Knowledge can be represented by sigma-algebras

Example of information

• Suppose I tell you the denomination of the card? Any takers?
• Suppose I tell you the color (red/black) of the card? Any takers?
• Detail: The cards are the 4 aces and 6 other clubs.
• This is called an option. Payment is max(E(Win|know)-.3,0).
• We need to konw what the expected value of this option is to decide.
• Three cases:
  • trivial knowledge: E(Win|know) = E(win).
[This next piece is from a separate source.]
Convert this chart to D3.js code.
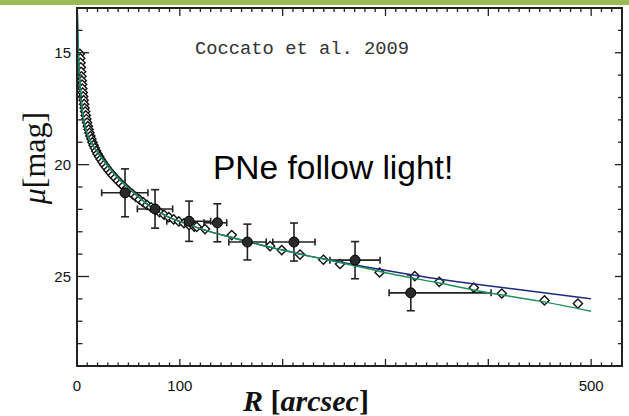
<!DOCTYPE html>
<html><head><meta charset="utf-8">
<script src="https://cdn.jsdelivr.net/npm/d3@7"></script>
<style>html,body{margin:0;padding:0;background:#fff;}svg{display:block;}</style>
</head><body>
<script>
// ---- data ----
const diamondR   = [2.8,3.1,3.4,3.7,4.0,4.3,4.6,4.9,5.2,5.6,6.0,6.4,6.9,7.4,7.9,8.5,9.1,9.8,10.5,11.3,12.1,13.0,14.0,15.0,16.1,17.3,18.6,20.0,21.5,23.0,24.7,26.5,28.4,30.4,32.5,34.8,37.2,39.7,42.3,45,47.8,50.8,54,57.3,60.7,64.3,68,72,76,80.3,84.7,89.3,94,99,104,109,114,
                    116.4,124.5,150.5,187.7,199.1,216.9,239.6,255.8,294.3,328.5,352.3,385.9,413.1,454.6,487.1];
const diamondMag = [15.05,15.25,15.45,15.65,15.85,16.05,16.25,16.42,16.6,16.78,16.95,17.12,17.3,17.47,17.63,17.8,17.96,18.12,18.28,18.43,18.58,18.72,18.86,19.0,19.13,19.26,19.39,19.52,19.64,19.76,19.88,20.0,20.12,20.24,20.36,20.48,20.6,20.72,20.84,20.96,21.08,21.2,21.32,21.44,21.56,21.68,21.8,21.91,22.02,22.13,22.24,22.35,22.45,22.54,22.62,22.7,22.77,
                    22.78,22.88,23.15,23.64,23.82,24.02,24.25,24.44,24.82,24.98,25.24,25.50,25.76,26.07,26.21];

const pneR    = [46.7, 75.9, 109, 136.5, 165.7, 211, 270.4, 324.6];
const pneMag  = [21.26, 21.98, 22.53, 22.6, 23.46, 23.46, 24.27, 25.73];
const pneRlo  = [24, 58.7, 87.3, 123.5, 147.6, 190.4, 246, 303.5];
const pneRhi  = [69, 93, 130, 145.6, 184, 231.5, 294.7, 402.7];
const pneErr  = [1.07, 0.86, 0.9, 0.85, 0.8, 0.85, 0.83, 0.8];

const greenR   = [0.2,1,2.2,4.5,9,15,25,38,55,71,87,107,126,150,175,200,227,250,280,315,350,392,450,500];
const greenMag = [13.0,14.6,15.9,17.3,18.5,19.1,19.75,20.5,21.25,21.85,22.3,22.65,22.95,23.25,23.55,23.82,24.1,24.32,24.62,24.97,25.27,25.66,26.1,26.55];
const blueR    = [0.2,1,2.2,4.5,9,15,25,38,55,71,87,107,126,150,175,200,227,250,280,315,350,392,450,500];
const blueMag  = [13.0,14.6,15.9,17.3,18.5,19.1,19.75,20.5,21.25,21.85,22.3,22.65,22.95,23.25,23.55,23.82,24.1,24.3,24.56,24.84,25.1,25.37,25.7,26.0];

const xLabelTicks = [0, 100, 500];
const yLabelTicks = [15, 20, 25];
const citation = "Coccato et al. 2009";
const headline = "PNe follow light!";

// ---- layout ----
const W = 629, H = 416;
const m = {left: 77, top: 8, right: 7, bottom: 50};
const svg = d3.select("body").append("svg").attr("width", W).attr("height", H);

svg.append("rect").attr("x",0).attr("y",0).attr("width",W).attr("height",5).attr("fill","#9bbb59");

const x = d3.scaleLinear().domain([0,530]).range([m.left, W-m.right]);
const y = d3.scaleLinear().domain([13,29]).range([m.top, H-m.bottom]);

svg.append("clipPath").attr("id","clip").append("rect")
  .attr("x", m.left).attr("y", m.top).attr("width", W-m.left-m.right).attr("height", H-m.top-m.bottom);

const plot = svg.append("g").attr("clip-path","url(#clip)");

// error bars
const pne = pneR.map((r,i)=>({r, mag:pneMag[i], lo:pneRlo[i], hi:pneRhi[i], e:pneErr[i]}));
const eb = plot.append("g").attr("stroke","#222").attr("stroke-width",1.6).attr("fill","none");
pne.forEach(d=>{
  eb.append("line").attr("x1",x(d.lo)).attr("x2",x(d.hi)).attr("y1",y(d.mag)).attr("y2",y(d.mag));
  eb.append("line").attr("x1",x(d.lo)).attr("x2",x(d.lo)).attr("y1",y(d.mag)-3.5).attr("y2",y(d.mag)+3.5);
  eb.append("line").attr("x1",x(d.hi)).attr("x2",x(d.hi)).attr("y1",y(d.mag)-3.5).attr("y2",y(d.mag)+3.5);
  eb.append("line").attr("x1",x(d.r)).attr("x2",x(d.r)).attr("y1",y(d.mag-d.e)).attr("y2",y(d.mag+d.e));
  eb.append("line").attr("x1",x(d.r)-4).attr("x2",x(d.r)+4).attr("y1",y(d.mag-d.e)).attr("y2",y(d.mag-d.e));
  eb.append("line").attr("x1",x(d.r)-4).attr("x2",x(d.r)+4).attr("y1",y(d.mag+d.e)).attr("y2",y(d.mag+d.e));
});

// diamonds
const dm = diamondR.map((r,i)=>({r, mag:diamondMag[i]}));
const s = 4.6;
plot.append("g").selectAll("path").data(dm).join("path")
  .attr("d", d=>`M${x(d.r)},${y(d.mag)-s}L${x(d.r)+s},${y(d.mag)}L${x(d.r)},${y(d.mag)+s}L${x(d.r)-s},${y(d.mag)}Z`)
  .attr("fill","#fff").attr("stroke","#111").attr("stroke-width",1.4);

// lines
const line = d3.line().x(d=>x(d[0])).y(d=>y(d[1])).curve(d3.curveMonotoneX);
plot.append("path").datum(blueR.map((r,i)=>[r,blueMag[i]])).attr("d",line)
  .attr("fill","none").attr("stroke","#1c2a80").attr("stroke-width",1.5);
plot.append("path").datum(greenR.map((r,i)=>[r,greenMag[i]])).attr("d",line)
  .attr("fill","none").attr("stroke","#1f8f5a").attr("stroke-width",1.5);

// PNe circles
plot.append("g").selectAll("circle").data(pne).join("circle")
  .attr("cx",d=>x(d.r)).attr("cy",d=>y(d.mag)).attr("r",5)
  .attr("fill","#2a2a2a").attr("stroke","#000").attr("stroke-width",1);

// frame + ticks
const ax = svg.append("g").attr("stroke","#222");
ax.append("rect").attr("x",m.left).attr("y",m.top).attr("width",W-m.left-m.right).attr("height",H-m.top-m.bottom)
  .attr("fill","none").attr("stroke-width",2);
const xt = d3.range(0,531,10);
xt.forEach(v=>{
  const maj = v%100===0;
  ax.append("line").attr("x1",x(v)).attr("x2",x(v)).attr("y1",y(29)).attr("y2",y(29)-(maj?7:3.5)).attr("stroke-width",1.3);
  ax.append("line").attr("x1",x(v)).attr("x2",x(v)).attr("y1",y(13)).attr("y2",y(13)+(maj?8:4)).attr("stroke-width",1.3);
});
const yt = d3.range(13,30,1);
yt.forEach(v=>{
  const maj = v%5===0;
  ax.append("line").attr("x1",x(0)).attr("x2",x(0)+(maj?12:5.5)).attr("y1",y(v)).attr("y2",y(v)).attr("stroke-width",1.3);
  ax.append("line").attr("x1",x(530)).attr("x2",x(530)-(maj?7:4)).attr("y1",y(v)).attr("y2",y(v)).attr("stroke-width",1.3);
});

// tick labels
svg.append("g").selectAll("text").data(yLabelTicks).join("text")
  .attr("x", m.left-6).attr("y", d=>y(d)+5.5).attr("text-anchor","end")
  .attr("font-family","Liberation Sans, Arial, sans-serif").attr("font-size",15).attr("fill","#111")
  .text(d=>d);
svg.append("g").selectAll("text").data(xLabelTicks).join("text")
  .attr("x", d=>x(d)).attr("y", 391).attr("text-anchor","middle")
  .attr("font-family","Liberation Sans, Arial, sans-serif").attr("font-size",15).attr("fill","#111")
  .text(d=>d);

// axis titles
const xtitle = svg.append("text").attr("x", 306).attr("y", 411).attr("text-anchor","middle")
  .attr("font-family","Liberation Serif, Times New Roman, serif").attr("font-size",30).attr("font-weight","bold").attr("fill","#111");
xtitle.append("tspan").attr("font-style","italic").text("R ");
xtitle.append("tspan").text("[");
xtitle.append("tspan").attr("font-style","italic").text("arcsec");
xtitle.append("tspan").text("]");

const ytitle = svg.append("text").attr("transform","translate(45,158) rotate(-90)").attr("text-anchor","middle")
  .attr("font-family","Liberation Serif, Times New Roman, serif").attr("font-size",32).attr("fill","#111");
ytitle.append("tspan").attr("font-style","italic").text("μ");
ytitle.append("tspan").text("[mag]");

// annotations
svg.append("text").attr("x",195).attr("y",54).attr("font-family","Liberation Mono, Courier New, monospace")
  .attr("font-size",18.8).attr("fill","#333").text(citation);
svg.append("text").attr("x",213).attr("y",179).attr("font-family","Liberation Sans, Arial, sans-serif")
  .attr("font-size",33.5).attr("fill","#000").text(headline);
</script>
</body></html>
Option worth zero.
  • know Number: E(Win|know) = .25 or 0. Option worth zero.
  • know color: E(Win|know) = .5 or 0. Option worth 4 cents.
• So what you know matters.
• Options of this sort are studied in finance

Example of two players

• Suppose 3 cards are in a "deck" (2 black and 1 red)
• Each of two players get one card.
• Call the remaining card the "kitty"
• Computing some probabilities:
  • What is the expected probability that the kitty is black?
  • Conditional on first player seeing his card? (100%/50%)
• Learning from actions:
  • Suppose the second player sees the first player bet that the kitty will be black?
  • What is her conditional probability that the kitty is black?
  • Suppose the second player sees the first player NOT bet that the kitty will be black?
  • What is her conditional probability that the kitty is black?
  • So the second player then KNOWS the color of the card.
• Knowledge about actions
  • What is "her" probability that "he" will bet on black?

Representing all of this

• Each players knowledge is represented by a sigma-field
• Sample space contains 6 items: draw it.
• Draw each sigma-field.
• After we see the first player bet, the sigma-field is updated.